* BEGIN Given information *
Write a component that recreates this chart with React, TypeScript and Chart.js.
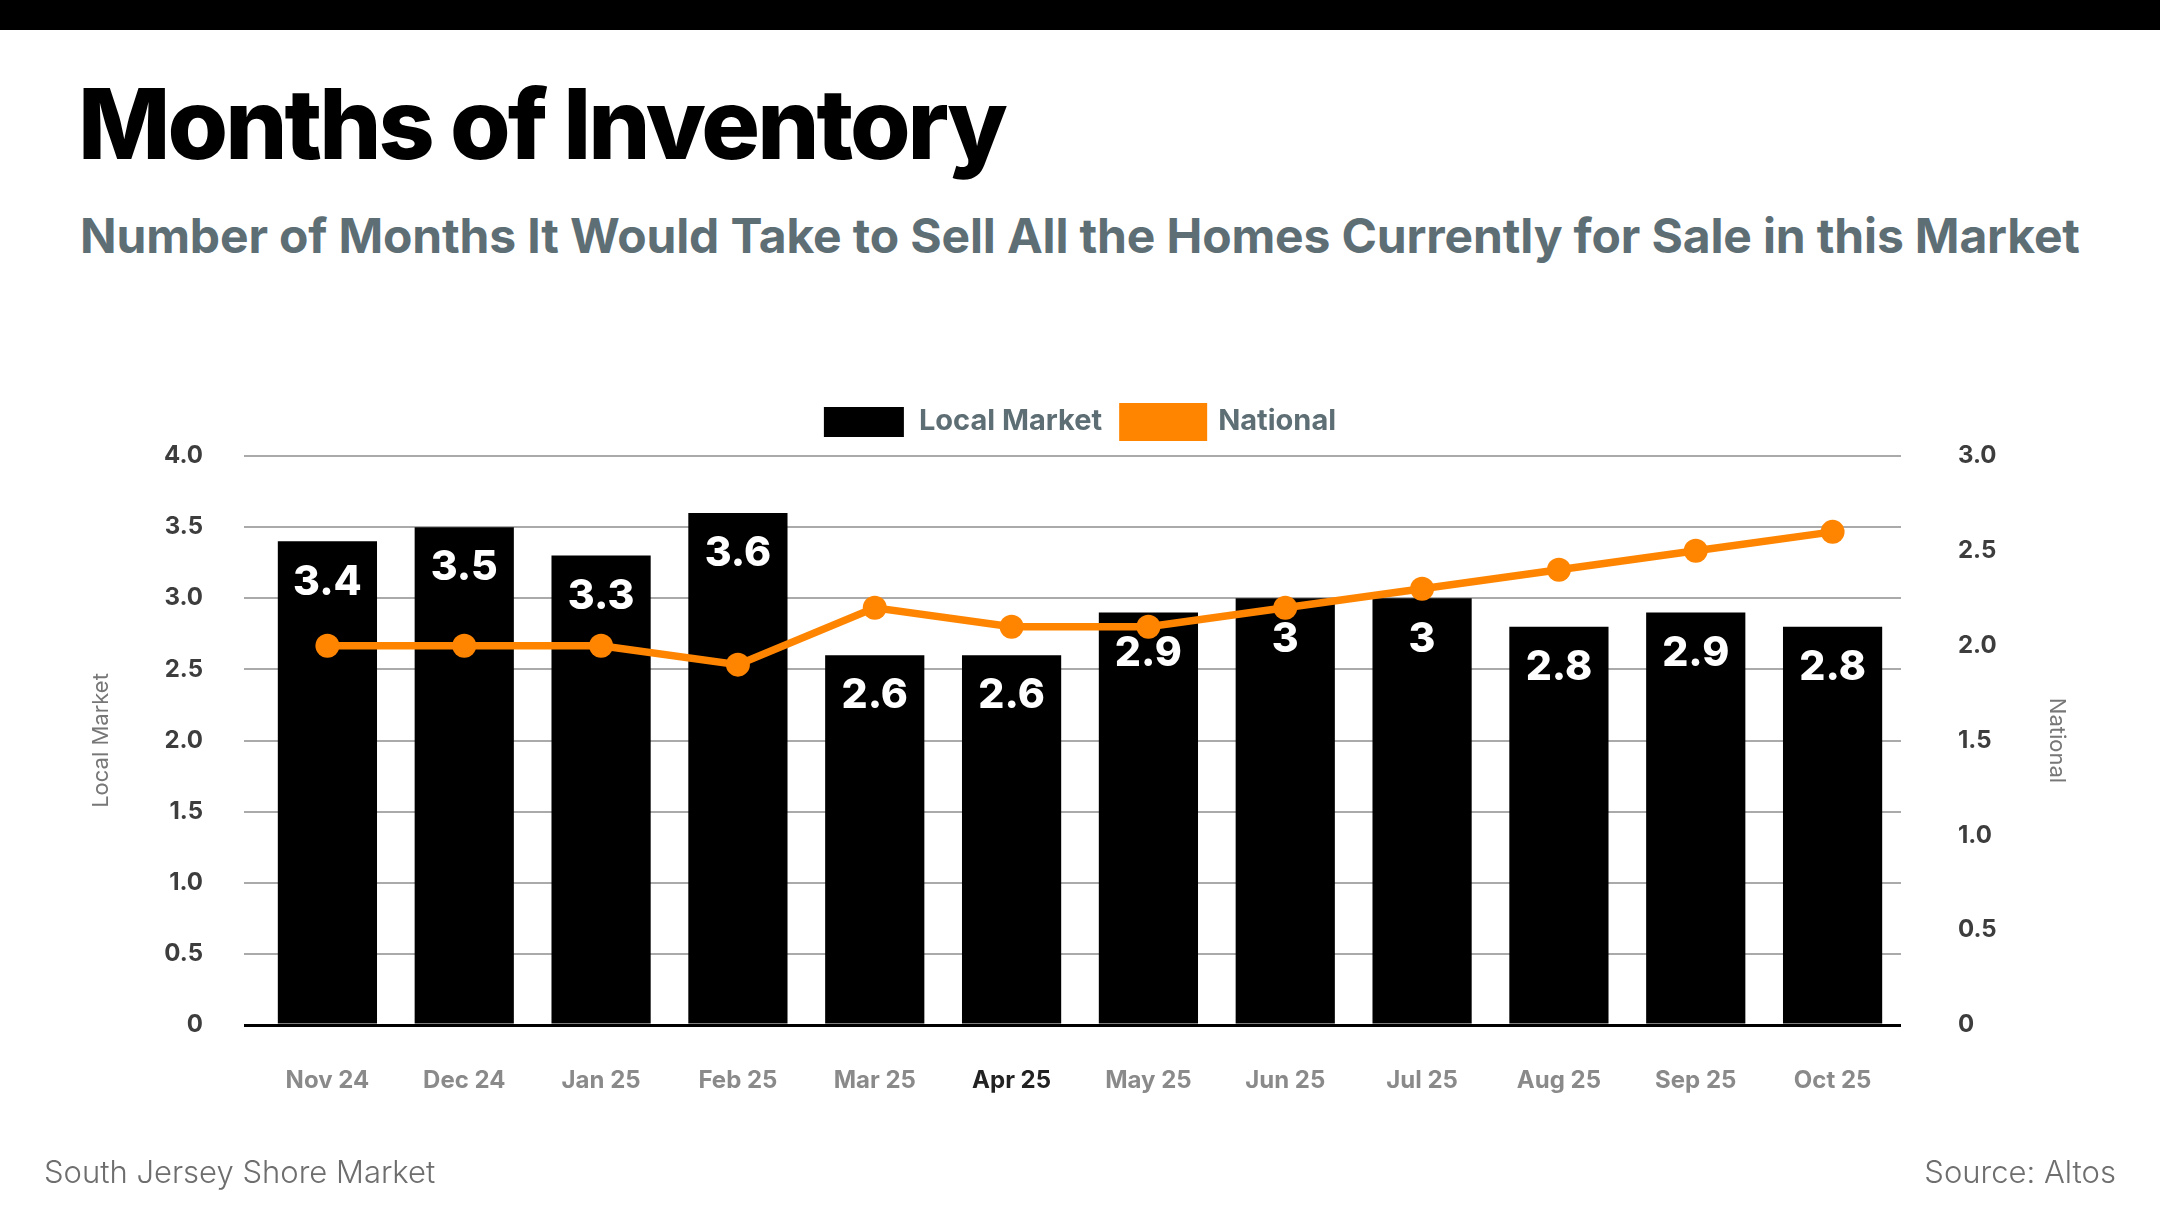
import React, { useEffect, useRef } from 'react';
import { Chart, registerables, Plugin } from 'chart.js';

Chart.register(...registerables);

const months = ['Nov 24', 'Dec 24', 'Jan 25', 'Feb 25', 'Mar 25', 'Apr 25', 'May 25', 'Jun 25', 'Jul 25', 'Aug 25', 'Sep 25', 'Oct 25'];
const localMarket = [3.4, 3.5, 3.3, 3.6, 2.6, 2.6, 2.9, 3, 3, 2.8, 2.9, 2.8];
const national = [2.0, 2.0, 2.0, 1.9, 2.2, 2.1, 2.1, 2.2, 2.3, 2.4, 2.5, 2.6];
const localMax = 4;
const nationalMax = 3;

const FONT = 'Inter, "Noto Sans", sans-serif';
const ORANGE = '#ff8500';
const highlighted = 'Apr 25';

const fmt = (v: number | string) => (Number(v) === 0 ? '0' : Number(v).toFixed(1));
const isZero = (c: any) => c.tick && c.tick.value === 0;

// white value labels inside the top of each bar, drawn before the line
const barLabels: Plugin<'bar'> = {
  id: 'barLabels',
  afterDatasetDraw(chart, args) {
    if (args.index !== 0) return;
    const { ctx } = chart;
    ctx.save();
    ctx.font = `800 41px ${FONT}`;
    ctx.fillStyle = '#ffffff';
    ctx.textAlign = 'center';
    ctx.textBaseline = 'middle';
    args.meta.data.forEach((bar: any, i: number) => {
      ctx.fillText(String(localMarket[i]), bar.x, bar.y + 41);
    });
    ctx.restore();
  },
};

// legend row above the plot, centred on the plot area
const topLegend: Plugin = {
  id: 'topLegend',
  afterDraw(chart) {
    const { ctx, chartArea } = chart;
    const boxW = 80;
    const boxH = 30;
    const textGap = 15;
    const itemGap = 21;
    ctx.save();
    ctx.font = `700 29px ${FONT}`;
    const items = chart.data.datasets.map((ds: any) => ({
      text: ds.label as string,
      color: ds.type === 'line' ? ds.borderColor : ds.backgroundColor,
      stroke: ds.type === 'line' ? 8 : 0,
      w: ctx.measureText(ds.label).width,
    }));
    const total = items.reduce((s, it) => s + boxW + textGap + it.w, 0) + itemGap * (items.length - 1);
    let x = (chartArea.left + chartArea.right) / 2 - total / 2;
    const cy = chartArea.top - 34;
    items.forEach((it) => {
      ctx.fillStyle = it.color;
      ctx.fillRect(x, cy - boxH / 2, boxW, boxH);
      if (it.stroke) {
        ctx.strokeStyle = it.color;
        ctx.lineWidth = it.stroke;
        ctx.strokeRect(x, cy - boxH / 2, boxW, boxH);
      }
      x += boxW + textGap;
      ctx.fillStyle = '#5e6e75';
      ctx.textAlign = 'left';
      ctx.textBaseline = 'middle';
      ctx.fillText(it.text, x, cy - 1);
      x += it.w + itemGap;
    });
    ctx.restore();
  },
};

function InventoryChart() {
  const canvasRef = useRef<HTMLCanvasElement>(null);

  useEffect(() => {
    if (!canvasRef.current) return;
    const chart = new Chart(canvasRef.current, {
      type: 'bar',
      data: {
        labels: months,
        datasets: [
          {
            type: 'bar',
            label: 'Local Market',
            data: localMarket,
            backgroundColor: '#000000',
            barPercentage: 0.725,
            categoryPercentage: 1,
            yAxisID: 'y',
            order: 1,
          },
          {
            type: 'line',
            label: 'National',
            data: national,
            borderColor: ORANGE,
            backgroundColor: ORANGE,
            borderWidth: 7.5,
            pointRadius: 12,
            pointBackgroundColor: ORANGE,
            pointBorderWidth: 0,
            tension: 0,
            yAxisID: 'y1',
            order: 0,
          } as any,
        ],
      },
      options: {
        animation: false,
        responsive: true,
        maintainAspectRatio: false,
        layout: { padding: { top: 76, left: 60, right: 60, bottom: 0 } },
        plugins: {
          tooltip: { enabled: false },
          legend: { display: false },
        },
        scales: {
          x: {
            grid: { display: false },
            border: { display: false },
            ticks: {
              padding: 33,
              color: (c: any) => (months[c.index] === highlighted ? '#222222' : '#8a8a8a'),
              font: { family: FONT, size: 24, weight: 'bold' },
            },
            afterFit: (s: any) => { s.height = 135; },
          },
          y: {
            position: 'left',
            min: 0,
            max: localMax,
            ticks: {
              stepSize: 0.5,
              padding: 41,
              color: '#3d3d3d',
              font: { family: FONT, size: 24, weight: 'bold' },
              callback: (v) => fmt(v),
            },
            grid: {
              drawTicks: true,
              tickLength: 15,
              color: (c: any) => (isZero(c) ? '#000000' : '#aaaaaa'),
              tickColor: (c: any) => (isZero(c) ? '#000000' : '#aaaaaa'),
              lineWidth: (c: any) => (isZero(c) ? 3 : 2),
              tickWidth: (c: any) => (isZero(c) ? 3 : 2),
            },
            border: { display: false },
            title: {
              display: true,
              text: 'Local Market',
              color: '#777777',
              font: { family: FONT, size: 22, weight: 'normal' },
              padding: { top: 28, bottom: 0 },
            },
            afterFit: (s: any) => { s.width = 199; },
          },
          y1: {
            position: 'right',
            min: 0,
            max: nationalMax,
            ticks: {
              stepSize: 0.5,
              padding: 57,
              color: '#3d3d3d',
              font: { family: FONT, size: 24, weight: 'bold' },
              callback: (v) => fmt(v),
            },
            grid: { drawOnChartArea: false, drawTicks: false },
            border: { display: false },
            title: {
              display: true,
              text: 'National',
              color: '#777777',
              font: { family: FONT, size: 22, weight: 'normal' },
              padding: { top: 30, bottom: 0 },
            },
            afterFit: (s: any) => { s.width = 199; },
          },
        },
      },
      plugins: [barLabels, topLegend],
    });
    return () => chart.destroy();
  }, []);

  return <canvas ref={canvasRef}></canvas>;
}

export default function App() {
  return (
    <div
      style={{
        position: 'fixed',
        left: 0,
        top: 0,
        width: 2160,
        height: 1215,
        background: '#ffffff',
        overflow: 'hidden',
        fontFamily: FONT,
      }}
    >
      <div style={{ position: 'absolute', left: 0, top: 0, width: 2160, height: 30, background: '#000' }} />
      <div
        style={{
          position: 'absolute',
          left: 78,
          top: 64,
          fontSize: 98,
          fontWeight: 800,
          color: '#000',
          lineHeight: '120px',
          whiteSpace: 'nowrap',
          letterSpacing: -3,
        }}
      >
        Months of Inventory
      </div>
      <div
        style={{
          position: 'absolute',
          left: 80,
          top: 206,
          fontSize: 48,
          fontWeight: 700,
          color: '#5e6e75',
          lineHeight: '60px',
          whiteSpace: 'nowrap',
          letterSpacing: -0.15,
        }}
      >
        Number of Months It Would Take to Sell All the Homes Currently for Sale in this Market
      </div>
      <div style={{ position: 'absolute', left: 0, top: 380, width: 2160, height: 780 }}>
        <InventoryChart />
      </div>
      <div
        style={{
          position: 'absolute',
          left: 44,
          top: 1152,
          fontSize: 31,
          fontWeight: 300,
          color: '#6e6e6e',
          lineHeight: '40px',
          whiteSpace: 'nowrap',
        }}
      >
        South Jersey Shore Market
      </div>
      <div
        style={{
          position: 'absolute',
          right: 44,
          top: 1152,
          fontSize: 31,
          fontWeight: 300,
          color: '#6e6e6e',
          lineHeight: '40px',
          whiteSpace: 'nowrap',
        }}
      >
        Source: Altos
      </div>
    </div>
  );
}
* END Given information *
Could you repeat all of the material exactly? Pictures should not be copied.

§ Answer in full
Write a component that recreates this chart with React, TypeScript and Chart.js.
import React, { useEffect, useRef } from 'react';
import { Chart, registerables, Plugin } from 'chart.js';

Chart.register(...registerables);

const months = ['Nov 24', 'Dec 24', 'Jan 25', 'Feb 25', 'Mar 25', 'Apr 25', 'May 25', 'Jun 25', 'Jul 25', 'Aug 25', 'Sep 25', 'Oct 25'];
const localMarket = [3.4, 3.5, 3.3, 3.6, 2.6, 2.6, 2.9, 3, 3, 2.8, 2.9, 2.8];
const national = [2.0, 2.0, 2.0, 1.9, 2.2, 2.1, 2.1, 2.2, 2.3, 2.4, 2.5, 2.6];
const localMax = 4;
const nationalMax = 3;

const FONT = 'Inter, "Noto Sans", sans-serif';
const ORANGE = '#ff8500';
const highlighted = 'Apr 25';

const fmt = (v: number | string) => (Number(v) === 0 ? '0' : Number(v).toFixed(1));
const isZero = (c: any) => c.tick && c.tick.value === 0;

// white value labels inside the top of each bar, drawn before the line
const barLabels: Plugin<'bar'> = {
  id: 'barLabels',
  afterDatasetDraw(chart, args) {
    if (args.index !== 0) return;
    const { ctx } = chart;
    ctx.save();
    ctx.font = `800 41px ${FONT}`;
    ctx.fillStyle = '#ffffff';
    ctx.textAlign = 'center';
    ctx.textBaseline = 'middle';
    args.meta.data.forEach((bar: any, i: number) => {
      ctx.fillText(String(localMarket[i]), bar.x, bar.y + 41);
    });
    ctx.restore();
  },
};

// legend row above the plot, centred on the plot area
const topLegend: Plugin = {
  id: 'topLegend',
  afterDraw(chart) {
    const { ctx, chartArea } = chart;
    const boxW = 80;
    const boxH = 30;
    const textGap = 15;
    const itemGap = 21;
    ctx.save();
    ctx.font = `700 29px ${FONT}`;
    const items = chart.data.datasets.map((ds: any) => ({
      text: ds.label as string,
      color: ds.type === 'line' ? ds.borderColor : ds.backgroundColor,
      stroke: ds.type === 'line' ? 8 : 0,
      w: ctx.measureText(ds.label).width,
    }));
    const total = items.reduce((s, it) => s + boxW + textGap + it.w, 0) + itemGap * (items.length - 1);
    let x = (chartArea.left + chartArea.right) / 2 - total / 2;
    const cy = chartArea.top - 34;
    items.forEach((it) => {
      ctx.fillStyle = it.color;
      ctx.fillRect(x, cy - boxH / 2, boxW, boxH);
      if (it.stroke) {
        ctx.strokeStyle = it.color;
        ctx.lineWidth = it.stroke;
        ctx.strokeRect(x, cy - boxH / 2, boxW, boxH);
      }
      x += boxW + textGap;
      ctx.fillStyle = '#5e6e75';
      ctx.textAlign = 'left';
      ctx.textBaseline = 'middle';
      ctx.fillText(it.text, x, cy - 1);
      x += it.w + itemGap;
    });
    ctx.restore();
  },
};

function InventoryChart() {
  const canvasRef = useRef<HTMLCanvasElement>(null);

  useEffect(() => {
    if (!canvasRef.current) return;
    const chart = new Chart(canvasRef.current, {
      type: 'bar',
      data: {
        labels: months,
        datasets: [
          {
            type: 'bar',
            label: 'Local Market',
            data: localMarket,
            backgroundColor: '#000000',
            barPercentage: 0.725,
            categoryPercentage: 1,
            yAxisID: 'y',
            order: 1,
          },
          {
            type: 'line',
            label: 'National',
            data: national,
            borderColor: ORANGE,
            backgroundColor: ORANGE,
            borderWidth: 7.5,
            pointRadius: 12,
            pointBackgroundColor: ORANGE,
            pointBorderWidth: 0,
            tension: 0,
            yAxisID: 'y1',
            order: 0,
          } as any,
        ],
      },
      options: {
        animation: false,
        responsive: true,
        maintainAspectRatio: false,
        layout: { padding: { top: 76, left: 60, right: 60, bottom: 0 } },
        plugins: {
          tooltip: { enabled: false },
          legend: { display: false },
        },
        scales: {
          x: {
            grid: { display: false },
            border: { display: false },
            ticks: {
              padding: 33,
              color: (c: any) => (months[c.index] === highlighted ? '#222222' : '#8a8a8a'),
              font: { family: FONT, size: 24, weight: 'bold' },
            },
            afterFit: (s: any) => { s.height = 135; },
          },
          y: {
            position: 'left',
            min: 0,
            max: localMax,
            ticks: {
              stepSize: 0.5,
              padding: 41,
              color: '#3d3d3d',
              font: { family: FONT, size: 24, weight: 'bold' },
              callback: (v) => fmt(v),
            },
            grid: {
              drawTicks: true,
              tickLength: 15,
              color: (c: any) => (isZero(c) ? '#000000' : '#aaaaaa'),
              tickColor: (c: any) => (isZero(c) ? '#000000' : '#aaaaaa'),
              lineWidth: (c: any) => (isZero(c) ? 3 : 2),
              tickWidth: (c: any) => (isZero(c) ? 3 : 2),
            },
            border: { display: false },
            title: {
              display: true,
              text: 'Local Market',
              color: '#777777',
              font: { family: FONT, size: 22, weight: 'normal' },
              padding: { top: 28, bottom: 0 },
            },
            afterFit: (s: any) => { s.width = 199; },
          },
          y1: {
            position: 'right',
            min: 0,
            max: nationalMax,
            ticks: {
              stepSize: 0.5,
              padding: 57,
              color: '#3d3d3d',
              font: { family: FONT, size: 24, weight: 'bold' },
              callback: (v) => fmt(v),
            },
            grid: { drawOnChartArea: false, drawTicks: false },
            border: { display: false },
            title: {
              display: true,
              text: 'National',
              color: '#777777',
              font: { family: FONT, size: 22, weight: 'normal' },
              padding: { top: 30, bottom: 0 },
            },
            afterFit: (s: any) => { s.width = 199; },
          },
        },
      },
      plugins: [barLabels, topLegend],
    });
    return () => chart.destroy();
  }, []);

  return <canvas ref={canvasRef}></canvas>;
}

export default function App() {
  return (
    <div
      style={{
        position: 'fixed',
        left: 0,
        top: 0,
        width: 2160,
        height: 1215,
        background: '#ffffff',
        overflow: 'hidden',
        fontFamily: FONT,
      }}
    >
      <div style={{ position: 'absolute', left: 0, top: 0, width: 2160, height: 30, background: '#000' }} />
      <div
        style={{
          position: 'absolute',
          left: 78,
          top: 64,
          fontSize: 98,
          fontWeight: 800,
          color: '#000',
          lineHeight: '120px',
          whiteSpace: 'nowrap',
          letterSpacing: -3,
        }}
      >
        Months of Inventory
      </div>
      <div
        style={{
          position: 'absolute',
          left: 80,
          top: 206,
          fontSize: 48,
          fontWeight: 700,
          color: '#5e6e75',
          lineHeight: '60px',
          whiteSpace: 'nowrap',
          letterSpacing: -0.15,
        }}
      >
        Number of Months It Would Take to Sell All the Homes Currently for Sale in this Market
      </div>
      <div style={{ position: 'absolute', left: 0, top: 380, width: 2160, height: 780 }}>
        <InventoryChart />
      </div>
      <div
        style={{
          position: 'absolute',
          left: 44,
          top: 1152,
          fontSize: 31,
          fontWeight: 300,
          color: '#6e6e6e',
          lineHeight: '40px',
          whiteSpace: 'nowrap',
        }}
      >
        South Jersey Shore Market
      </div>
      <div
        style={{
          position: 'absolute',
          right: 44,
          top: 1152,
          fontSize: 31,
          fontWeight: 300,
          color: '#6e6e6e',
          lineHeight: '40px',
          whiteSpace: 'nowrap',
        }}
      >
        Source: Altos
      </div>
    </div>
  );
}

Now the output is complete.